If you blithely go through life, never being challenged in your beliefs — as many on the left do, you’ve never truly encountered diversity of any kind. You can pick up on this idea in social psychology research. Jonathan Haidt found in his book, The Righteous Mind, that conservatives actually understood liberals far better than liberals did conservatives.
The closed minds are coming from these woke progressives, who only believe their narrow view of the world. They are the very thing they claim everyone else is guilty of being.
The irony doubles when the left attacks statues and monuments, and not just the confederate monuments for which there are defensible arguments for removal. They attack all monuments to the American past, regardless of nuance or historical context.
Modern civilization with governmental structures of one form or another has existed for millennia. Philosophers have long debated how governing bodies could best be organized so as to allow for human prosperity. Edmund Burke, renowned statesman and member of the parliament in Great Britain who watched the French Revolution unfold, famously warned:
It is with infinite caution that any man ought to venture upon pulling down an edifice which has answered in any tolerable degree for ages the common purposes of society, or upon building it up again, without having models and patterns of approved utility before his eyes.

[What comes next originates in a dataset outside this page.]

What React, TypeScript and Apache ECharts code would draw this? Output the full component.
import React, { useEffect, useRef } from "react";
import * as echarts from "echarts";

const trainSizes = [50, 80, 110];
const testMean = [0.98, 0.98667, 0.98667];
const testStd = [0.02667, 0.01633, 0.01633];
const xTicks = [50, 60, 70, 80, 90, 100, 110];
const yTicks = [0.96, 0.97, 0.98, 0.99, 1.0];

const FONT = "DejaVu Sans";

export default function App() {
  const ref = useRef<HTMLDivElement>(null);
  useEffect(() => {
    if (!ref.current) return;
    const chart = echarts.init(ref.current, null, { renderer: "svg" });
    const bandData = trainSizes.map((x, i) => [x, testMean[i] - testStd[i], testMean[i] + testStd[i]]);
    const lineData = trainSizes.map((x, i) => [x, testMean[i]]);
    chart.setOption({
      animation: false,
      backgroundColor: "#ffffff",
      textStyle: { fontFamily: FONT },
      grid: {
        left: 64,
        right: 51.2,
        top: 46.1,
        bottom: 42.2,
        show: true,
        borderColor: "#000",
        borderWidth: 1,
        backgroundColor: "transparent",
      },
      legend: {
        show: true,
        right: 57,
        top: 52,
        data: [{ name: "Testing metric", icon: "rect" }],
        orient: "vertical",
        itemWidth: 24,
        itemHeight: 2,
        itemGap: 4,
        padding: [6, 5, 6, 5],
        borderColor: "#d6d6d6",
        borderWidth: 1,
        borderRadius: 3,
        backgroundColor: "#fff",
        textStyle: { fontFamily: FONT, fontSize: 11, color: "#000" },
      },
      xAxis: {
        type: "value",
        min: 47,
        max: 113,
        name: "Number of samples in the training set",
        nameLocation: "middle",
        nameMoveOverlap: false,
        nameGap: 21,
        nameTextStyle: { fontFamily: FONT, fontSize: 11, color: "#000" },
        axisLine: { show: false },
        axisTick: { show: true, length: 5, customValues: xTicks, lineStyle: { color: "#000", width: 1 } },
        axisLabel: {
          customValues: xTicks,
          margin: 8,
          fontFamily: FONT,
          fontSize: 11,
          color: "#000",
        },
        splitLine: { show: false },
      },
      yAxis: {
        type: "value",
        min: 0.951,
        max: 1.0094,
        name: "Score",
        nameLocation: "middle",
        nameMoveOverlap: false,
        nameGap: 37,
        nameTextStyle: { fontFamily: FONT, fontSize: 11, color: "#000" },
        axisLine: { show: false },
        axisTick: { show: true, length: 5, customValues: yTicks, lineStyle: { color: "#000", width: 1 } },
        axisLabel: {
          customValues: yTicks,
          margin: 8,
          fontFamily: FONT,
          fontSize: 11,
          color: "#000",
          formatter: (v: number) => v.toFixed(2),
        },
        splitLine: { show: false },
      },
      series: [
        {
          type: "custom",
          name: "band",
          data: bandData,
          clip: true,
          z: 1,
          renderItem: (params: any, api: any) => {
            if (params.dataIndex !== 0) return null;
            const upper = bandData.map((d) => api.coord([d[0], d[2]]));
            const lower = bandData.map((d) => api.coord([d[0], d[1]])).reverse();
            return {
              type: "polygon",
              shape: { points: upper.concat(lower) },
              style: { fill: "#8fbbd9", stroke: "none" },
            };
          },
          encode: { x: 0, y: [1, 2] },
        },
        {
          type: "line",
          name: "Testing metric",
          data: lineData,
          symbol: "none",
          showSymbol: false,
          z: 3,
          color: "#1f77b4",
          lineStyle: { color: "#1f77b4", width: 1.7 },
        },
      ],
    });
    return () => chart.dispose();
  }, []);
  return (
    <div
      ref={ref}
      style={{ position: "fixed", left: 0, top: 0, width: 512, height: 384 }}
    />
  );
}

His point is simple. Governments and traditions that endure and allow humans to flourish should be replaced only in the most extreme cases and never lightly. He continued, saying, “When ancient opinions and rules of life are taken away, the loss cannot possibly be estimated. From that moment we have no compass to govern us; nor can we know distinctly to what port we steer.”
George Orwell was less subtle when it came to the topic of states interfering with families and traditions. In his novel, 1984, he describes how Big Brother, the tyrannical mechanism of government, controls families:
The family could not actually be abolished, and, indeed, people were encouraged to be fond of their children in almost the old-fashioned way. The children, on the other hand, were systematically turned against their parents and taught to spy on them and report their deviations. The family had become in effect an extension of the Thought Police.
The combination of those two great thinkers, Burke and Orwell, brings us to the current moment. We have a progressive movement that is at war — not with racism, but with all of history. The entire CHAZ/CHOP experiment in Seattle was founded on a claim that the participants could build a new government, a new society from scratch using only human reason while throwing off all entrapments of the past.
This mindset is not only unwise, it’s the height of narcissistic morality in that it requires one to believe he or she is superior to those from previous ages. In prior generations, people erroneously thought their superiority was derived from their race. Now, the dividing line appears to be generational, in which one’s birthdate can condemn a person to become answerable for the sins of their contemporaries and those who came before.
And this is where college indoctrinating of America’s youth comes into play. The New York Times has posted stories of teens hunting for “problematic” posts by friends and family members so as to provide a rationale for “canceling” them. Vox has written many, many explainers advising readers on how to argue political points over Thanksgiving dinner.
It’s like watching a version of Orwell come to life. Cancel culture is an attempt to use social media and political fights to spy on everyone’s thoughts and punish them for wrongthink.
Everyone is filming and reporting anyone they don’t like to social media, so that the world can ruin whomever they hate on a given day. When these are the outcomes of your so-called intelligent university professors, the problem isn’t the right. The illiberal right is tearing down everything and rebuilding tyranny behind them.
It’s the embodiment of a key part of Big Brother’s chilling motto, as described by Orwell: “Freedom is slavery; Ignorance is strength.”
Indoctrination is about power and control, and it happens because too many people are hungry for those things and will do whatever it takes to get them.